Choubine invita Fandorine à s’approcher du plan de la ville étalé sur la table.
— Une Delaunay beige est une voiture qui se remarque, aussi a-t-on réussi à reconstituer en partie son itinéraire. Après avoir traversé la place Kolioubakine, les criminels ont tourné vers la rue Nicolas-Ier, puis là ont pris à droite pour s’engager dans la rue de la Croix-Rouge, où ils ont failli renverser un piéton – le sergent de ville a donné un coup de sifflet alors qu’ils s’éloignaient déjà. Ensuite la Delaunay disparaît pendant un moment, jusqu’à ce qu’un factionnaire l’aperçoive de nouveau à un carrefour de la périphérie, ici, vous voyez ? Le véhicule roulait à vive allure sur la grand-route en direction du sud-ouest.
— Et qu’y a-t-il par là ? demanda Eraste Pétrovitch en voyant le doigt du lieutenant-colonel arriver à l’extrémité de la carte.
— Les champs de pétrole de Bibi-Heybat. Plus loin, le village de Puta, plus loin encore, Lankaran.
— Et puis aussi la Perse, l’Inde et l’Afrique, observa Fandorine avec une grimace. Ce n’est pas tellement consolant.
Le lieutenant-colonel sourit d’un air rusé.
— Attendez un peu. Je ne vous ai parlé pour l’instant que de l’automobile. Mais je suis allé également au central téléphonique. À neuf heures dix-sept le numéro de Mme Validbekova a été demandé depuis le bureau de poste et télégraphe de la rue Wrangel. C’est à deux pas du lieu de l’enlèvement. L’intermédiaire s’est personnellement assuré que l’opération avait réussi, puis est allé tout droit au téléphone public.
— L’un des employés est-il en mesure de décrire l’homme qui appelait ?
— Hélas. C’est un endroit très animé, surtout le matin.
— Nom de Dieu !
— Ne vous pressez pas d’invoquer le Seigneur ! dit en riant Choubine, qui lui-même à cet instant ressemblait plutôt au Malin. À neuf heures treize, autrement dit quatre minutes avant le coup de fil à Mme Validbekova, on avait téléphoné de la même cabine à l’abonné numéro 874. Les deux appels ont été payés par la même personne.
— Cela voudrait dire que l’observateur a d’abord informé quelqu’un de la prise d’otage, et ensuite seulement a c-contacté la mère ! Qu’est-ce que ce numéro 874 ?
— C’est celui du club motonautique de Chikhov. Vous savez où ça se trouve ?
Le lieutenant-colonel se pourlécha les lèvres, prenant ainsi tout à fait l’air d’un gros chat rassasié, puis ronronna :
— À côté de Bibi-Heybat.
— Tout ça sans autre p-précaution ? s’étonna Fandorine.

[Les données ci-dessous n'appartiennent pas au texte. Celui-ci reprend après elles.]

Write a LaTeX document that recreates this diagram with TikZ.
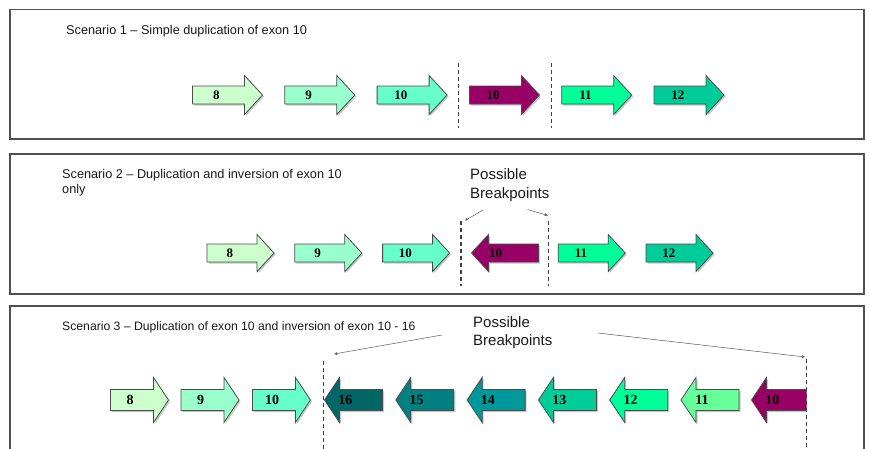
\documentclass[tikz,border=0pt]{standalone}
\usepackage{fontspec}
\setmainfont{Liberation Sans}
\newfontfamily\numfont{Liberation Serif}
\usetikzlibrary{arrows.meta}
\definecolor{cA}{HTML}{CCFFCC}
\definecolor{cB}{HTML}{99FFCC}
\definecolor{cC}{HTML}{66FFCC}
\definecolor{cMag}{HTML}{990066}
\definecolor{cD}{HTML}{00FF99}
\definecolor{cE}{HTML}{00CC99}
\definecolor{cF}{HTML}{009999}
\definecolor{cG}{HTML}{008080}
\definecolor{cH}{HTML}{006666}
\definecolor{cI}{HTML}{66FF99}
\definecolor{frame}{HTML}{505050}
\tikzset{
  panel/.style={draw=frame, line width=1.3pt},
  exonedge/.style={draw=black!70, line width=0.8pt, line join=miter},
  exonshadow/.style={fill=black!22},
  exonlabel/.style={font=\numfont\bfseries\fontsize{\lblsize}{\lblsize}\selectfont, inner sep=0pt, text=black},
  cut/.style={draw=black!75, line width=1.1pt, dash pattern=on 4pt off 3pt},
  caption/.style={font=\fontsize{12.7}{15}\selectfont, inner sep=0pt, text=black!90, align=left},
  bptext/.style={font=\fontsize{15}{18.5}\selectfont, inner sep=0pt, text=black!90, align=left},
  pointer/.style={draw=black!65, line width=0.5pt, -{Stealth[length=3.5pt,width=3pt]}},
}
% right-pointing exon: name, left x, centre y, colour, label
\newcommand\exonR[5]{%
  \fill[exonshadow] (#2+1.5,#3-\ea+1.5) -- (#2+\eL-\eH+1.5,#3-\ea+1.5) -- (#2+\eL-\eH+1.5,#3-\eb+1.5) -- (#2+\eL+1.5,#3+1.5) -- (#2+\eL-\eH+1.5,#3+\eb+1.5) -- (#2+\eL-\eH+1.5,#3+\ea+1.5) -- (#2+1.5,#3+\ea+1.5) -- cycle;
  \filldraw[exonedge, fill=#4] (#2,#3-\ea) -- (#2+\eL-\eH,#3-\ea) -- (#2+\eL-\eH,#3-\eb) -- (#2+\eL,#3) -- (#2+\eL-\eH,#3+\eb) -- (#2+\eL-\eH,#3+\ea) -- (#2,#3+\ea) -- cycle;
  \node[exonlabel] (#1) at (#2+0.34*\eL,#3) {#5};
}
% left-pointing exon: name, tip x, centre y, colour, label
\newcommand\exonL[5]{%
  \fill[exonshadow] (#2+\eL+1.5,#3-\ea+1.5) -- (#2+\eH+1.5,#3-\ea+1.5) -- (#2+\eH+1.5,#3-\eb+1.5) -- (#2+1.5,#3+1.5) -- (#2+\eH+1.5,#3+\eb+1.5) -- (#2+\eH+1.5,#3+\ea+1.5) -- (#2+\eL+1.5,#3+\ea+1.5) -- cycle;
  \filldraw[exonedge, fill=#4] (#2+\eL,#3-\ea) -- (#2+\eH,#3-\ea) -- (#2+\eH,#3-\eb) -- (#2,#3) -- (#2+\eH,#3+\eb) -- (#2+\eH,#3+\ea) -- (#2+\eL,#3+\ea) -- cycle;
  \node[exonlabel] (#1) at (#2+0.36*\eL,#3) {#5};
}
\begin{document}
\begin{tikzpicture}[x=1pt,y=-1pt]
\fill[white] (0,0) rectangle (869,448);
\useasboundingbox (0,0) rectangle (869,448);

% ---------- panels ----------
\draw[panel] (10,9.5) rectangle (864,139);
\draw[panel] (10,154) rectangle (864,294);
\draw[panel] (10,452) -- (10,306) -- (864,306) -- (864,452);

% ---------- Scenario 1 ----------
\node[caption, anchor=west] (cap1) at (66,31) {Scenario 1 – Simple duplication of exon 10};
\def\eL{70}\def\eH{18}\def\ea{9}\def\eb{19.5}\def\lblsize{13}
\exonR{a8}{192.5}{95}{cA}{8}
\exonR{a9}{284.8}{95}{cB}{9}
\exonR{a10}{377.1}{95}{cC}{10}
\exonR{a10d}{469.4}{95}{cMag}{10}
\exonR{a11}{561.7}{95}{cD}{11}
\exonR{a12}{654}{95}{cE}{12}
\draw[cut] (458.6,63) -- (458.6,128);
\draw[cut] (551.2,63) -- (551.2,128);

% ---------- Scenario 2 ----------
\node[caption, anchor=north west] (cap2) at (62,169) {Scenario 2 – Duplication and inversion of exon 10\\only};
\def\eL{67}\def\eH{17}\def\ea{9}\def\eb{18.5}\def\lblsize{13}
\exonR{b8}{207}{253}{cA}{8}
\exonR{b9}{294.8}{253}{cB}{9}
\exonR{b10}{382.6}{253}{cC}{10}
\exonL{b10i}{471.5}{253}{cMag}{10}
\exonR{b11}{558.2}{253}{cD}{11}
\exonR{b12}{646}{253}{cE}{12}
\draw[cut] (461,221) -- (461,286);
\draw[cut] (548.6,221) -- (548.6,286);
\node[bptext, anchor=north west] (bp2) at (470,168.5) {Possible\\Breakpoints};
\coordinate (bp2la) at (483,210);
\coordinate (bp2lb) at (465,220.5);
\coordinate (bp2ra) at (527.5,209.5);
\coordinate (bp2rb) at (548,215.5);
\draw[pointer] (bp2la) -- (bp2lb);
\draw[pointer] (bp2ra) -- (bp2rb);

% ---------- Scenario 3 ----------
\node[caption, anchor=west, font=\fontsize{12.2}{15}\selectfont] (cap3) at (62,327) {Scenario 3 – Duplication of exon 10 and inversion of exon 10 - 16};
\def\eL{58}\def\eH{15}\def\ea{10.5}\def\eb{22.5}\def\lblsize{14}
\exonR{c8}{110.5}{400}{cA}{8}
\exonR{c9}{181}{400}{cB}{9}
\exonR{c10}{252.5}{400}{cC}{10}
\exonL{c16}{324.5}{400}{cH}{16}
\exonL{c15}{395.8}{400}{cG}{15}
\exonL{c14}{467.1}{400}{cF}{14}
\exonL{c13}{538.4}{400}{cE}{13}
\exonL{c12}{609.7}{400}{cD}{12}
\exonL{c11}{681}{400}{cI}{11}
\begin{scope}
\clip (740,360) rectangle (806.5,440);
\exonL{c10i}{751.5}{400}{cMag}{10}
\end{scope}
\draw[cut] (323.5,361) -- (323.5,452);
\draw[cut] (806.5,359) -- (806.5,452);
\node[bptext, anchor=north west] (bp3) at (473,316) {Possible\\Breakpoints};
\coordinate (bp3la) at (442,335);
\coordinate (bp3lb) at (334,354);
\coordinate (bp3ra) at (598,333);
\coordinate (bp3rb) at (805,357);
\draw[pointer] (bp3la) -- (bp3lb);
\draw[pointer] (bp3ra) -- (bp3rb);
\end{tikzpicture}
\end{document}
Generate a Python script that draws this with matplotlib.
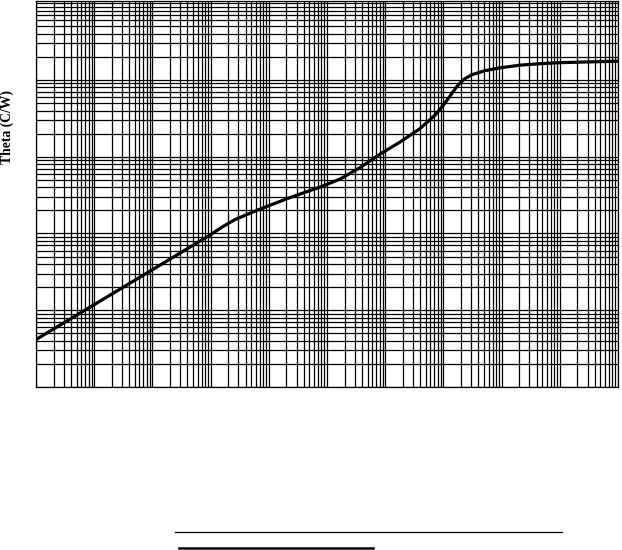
import numpy as np
import matplotlib
matplotlib.use('Agg')
import matplotlib.pyplot as plt
from matplotlib.ticker import LogLocator, NullFormatter
from matplotlib.lines import Line2D

# Curva de impedancia térmica transitoria
tiempo = [1.00e-6, 3.84e-6, 1.26e-5, 4.12e-5, 1.35e-4, 4.43e-4, 9.77e-4,
          1.57e-3, 2.62e-3, 7.06e-3, 2.31e-2, 7.59e-2, 0.167, 0.369,
          0.815, 1.79, 3.96, 7.18, 10.6, 14.1, 17.8, 22.6, 31.0, 51.9,
          94.0, 207, 457, 1007, 3304, 10000]
theta = [0.004154, 0.007658, 0.01314, 0.02254, 0.03866, 0.06651, 0.09532,
         0.1211, 0.1517, 0.2078, 0.2934, 0.4019, 0.5109, 0.7211,
         1.081, 1.549, 2.322, 3.481, 4.988, 6.732, 8.556, 10.24, 11.72, 13.22,
         14.38, 15.59, 16.30, 16.80, 17.21, 17.57]

X_LIM = (1e-6, 1e4)
Y_LIM = (1e-3, 10 ** (2 + 2.2 / 76.8))

W, H = 622, 550
fig = plt.figure(figsize=(W / 100, H / 100), dpi=100)
ax = fig.add_axes([36 / W, 1 - 387 / H, (618 - 36) / W, (387 - 1) / H])

ax.plot(tiempo, theta, color='black', linewidth=2.3, zorder=3,
        solid_joinstyle='round')

ax.set_xscale('log')
ax.set_yscale('log')
ax.set_xlim(*X_LIM)
ax.set_ylim(*Y_LIM)

for axis in (ax.xaxis, ax.yaxis):
    axis.set_major_locator(LogLocator(base=10, numticks=100))
    axis.set_minor_locator(LogLocator(base=10, subs=np.arange(2, 10), numticks=100))
    axis.set_major_formatter(NullFormatter())
    axis.set_minor_formatter(NullFormatter())

ax.tick_params(which='both', length=0)
ax.grid(which='both', color='black', linewidth=0.9)
for s in ax.spines.values():
    s.set_color('black')
    s.set_linewidth(0.9)

fig.text(7 / W, 1 - 127 / H, 'Theta (C/W)', rotation=90, ha='center', va='center',
         fontsize=9.8, fontweight='bold', family='Liberation Serif')

# trazos sueltos bajo el gráfico
fig.add_artist(Line2D([175 / W, 562 / W], [1 - 532.3 / H] * 2,
                      color='black', linewidth=0.9))
fig.add_artist(Line2D([179 / W, 373 / W], [1 - 548 / H] * 2,
                      color='black', linewidth=1.8))

fig.savefig('out.png', dpi=100, facecolor='white')
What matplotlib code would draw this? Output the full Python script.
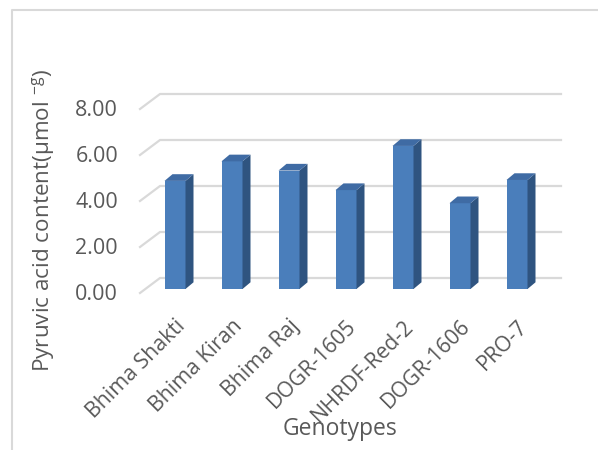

Ils téléphonent, ils font leur rapport, ils emmènent le gosse. Sans se soucier de brouiller un peu mieux les pistes ?
— Et pourquoi se compliquer la vie ? Les criminels étaient certains que la Validbekova ne s’adresserait pas à la police. Comment auraient-ils pu savoir qu’une personne aussi compétente que vous s’intéresserait à l’affaire ?
Eraste Pétrovitch ne tint pas compte du compliment.